▸ **WHAT TO PRODUCE**
Reproduce all the lines exactly as they stand, apart from the pictures.

***

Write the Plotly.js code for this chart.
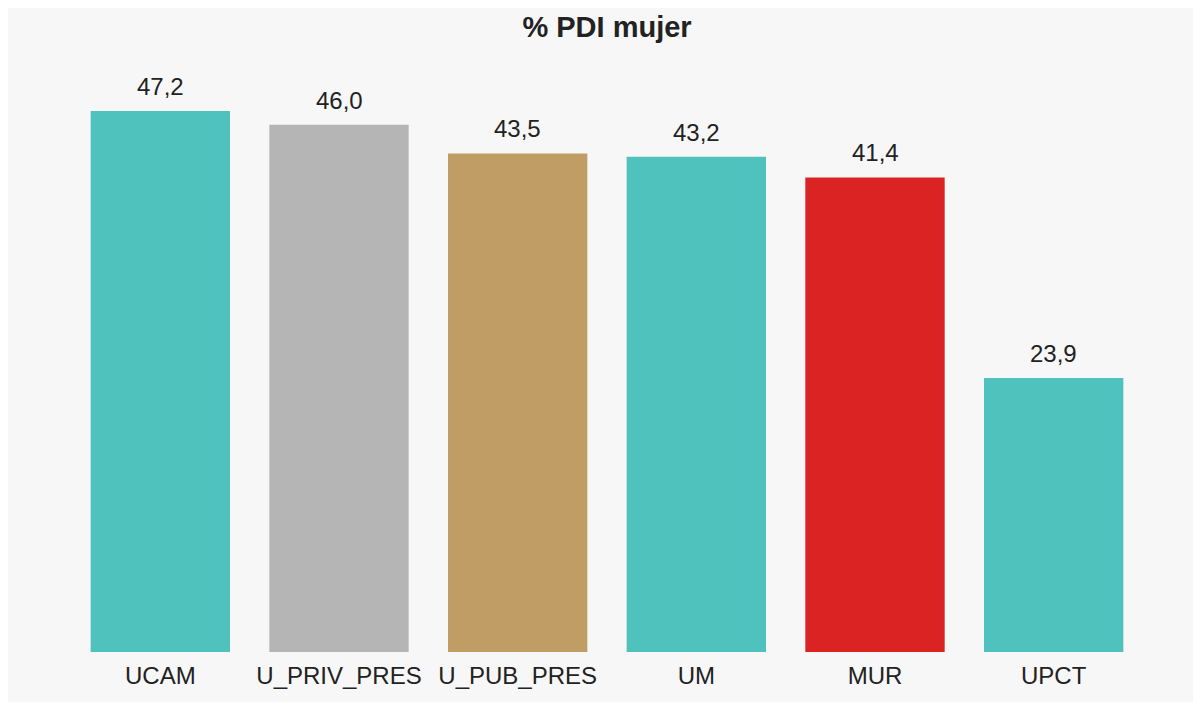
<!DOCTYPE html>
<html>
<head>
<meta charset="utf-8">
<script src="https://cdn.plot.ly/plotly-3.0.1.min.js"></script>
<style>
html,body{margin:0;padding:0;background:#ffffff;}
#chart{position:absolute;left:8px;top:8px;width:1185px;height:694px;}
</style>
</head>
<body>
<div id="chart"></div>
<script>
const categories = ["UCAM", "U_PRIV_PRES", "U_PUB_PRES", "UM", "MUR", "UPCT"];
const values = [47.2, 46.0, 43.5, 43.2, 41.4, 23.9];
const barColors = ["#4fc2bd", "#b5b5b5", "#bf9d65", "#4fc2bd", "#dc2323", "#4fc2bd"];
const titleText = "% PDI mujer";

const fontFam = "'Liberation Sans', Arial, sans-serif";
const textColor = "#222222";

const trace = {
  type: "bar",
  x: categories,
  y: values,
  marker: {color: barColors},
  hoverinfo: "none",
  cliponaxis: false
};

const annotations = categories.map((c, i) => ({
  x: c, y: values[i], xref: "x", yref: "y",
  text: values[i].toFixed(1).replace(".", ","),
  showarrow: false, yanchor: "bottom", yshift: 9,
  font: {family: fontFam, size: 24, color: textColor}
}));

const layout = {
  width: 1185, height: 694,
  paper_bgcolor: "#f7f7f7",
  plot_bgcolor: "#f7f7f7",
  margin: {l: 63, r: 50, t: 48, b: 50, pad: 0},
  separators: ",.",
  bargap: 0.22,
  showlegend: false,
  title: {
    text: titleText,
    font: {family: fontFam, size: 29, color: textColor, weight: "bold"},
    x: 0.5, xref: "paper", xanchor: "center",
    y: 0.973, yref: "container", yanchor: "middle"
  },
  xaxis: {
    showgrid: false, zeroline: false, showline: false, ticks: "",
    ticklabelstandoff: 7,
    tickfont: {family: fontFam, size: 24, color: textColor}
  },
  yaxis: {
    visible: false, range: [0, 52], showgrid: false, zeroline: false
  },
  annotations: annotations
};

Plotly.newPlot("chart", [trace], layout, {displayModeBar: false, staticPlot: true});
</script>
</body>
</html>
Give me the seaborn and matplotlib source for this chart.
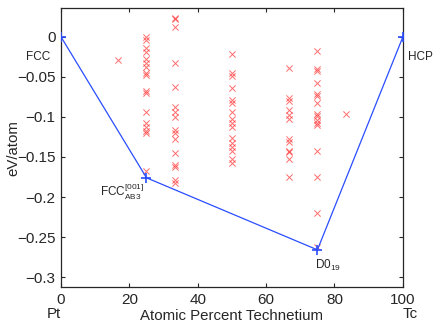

***

▸ **SOLVED EXERCISE**
Write the Plotly.js code for this chart.
<!DOCTYPE html>
<html>
<head>
<meta charset="utf-8">
<script src="https://cdn.plot.ly/plotly-3.0.1.min.js"></script>
<style>
html,body{margin:0;padding:0;background:#ffffff;}
#chart{position:absolute;left:8px;top:8px;width:1185px;height:694px;}
</style>
</head>
<body>
<div id="chart"></div>
<script>
const categories = ["UCAM", "U_PRIV_PRES", "U_PUB_PRES", "UM", "MUR", "UPCT"];
const values = [47.2, 46.0, 43.5, 43.2, 41.4, 23.9];
const barColors = ["#4fc2bd", "#b5b5b5", "#bf9d65", "#4fc2bd", "#dc2323", "#4fc2bd"];
const titleText = "% PDI mujer";

const fontFam = "'Liberation Sans', Arial, sans-serif";
const textColor = "#222222";

const trace = {
  type: "bar",
  x: categories,
  y: values,
  marker: {color: barColors},
  hoverinfo: "none",
  cliponaxis: false
};

const annotations = categories.map((c, i) => ({
  x: c, y: values[i], xref: "x", yref: "y",
  text: values[i].toFixed(1).replace(".", ","),
  showarrow: false, yanchor: "bottom", yshift: 9,
  font: {family: fontFam, size: 24, color: textColor}
}));

const layout = {
  width: 1185, height: 694,
  paper_bgcolor: "#f7f7f7",
  plot_bgcolor: "#f7f7f7",
  margin: {l: 63, r: 50, t: 48, b: 50, pad: 0},
  separators: ",.",
  bargap: 0.22,
  showlegend: false,
  title: {
    text: titleText,
    font: {family: fontFam, size: 29, color: textColor, weight: "bold"},
    x: 0.5, xref: "paper", xanchor: "center",
    y: 0.973, yref: "container", yanchor: "middle"
  },
  xaxis: {
    showgrid: false, zeroline: false, showline: false, ticks: "",
    ticklabelstandoff: 7,
    tickfont: {family: fontFam, size: 24, color: textColor}
  },
  yaxis: {
    visible: false, range: [0, 52], showgrid: false, zeroline: false
  },
  annotations: annotations
};

Plotly.newPlot("chart", [trace], layout, {displayModeBar: false, staticPlot: true});
</script>
</body>
</html>
Give me the seaborn and matplotlib source for this chart.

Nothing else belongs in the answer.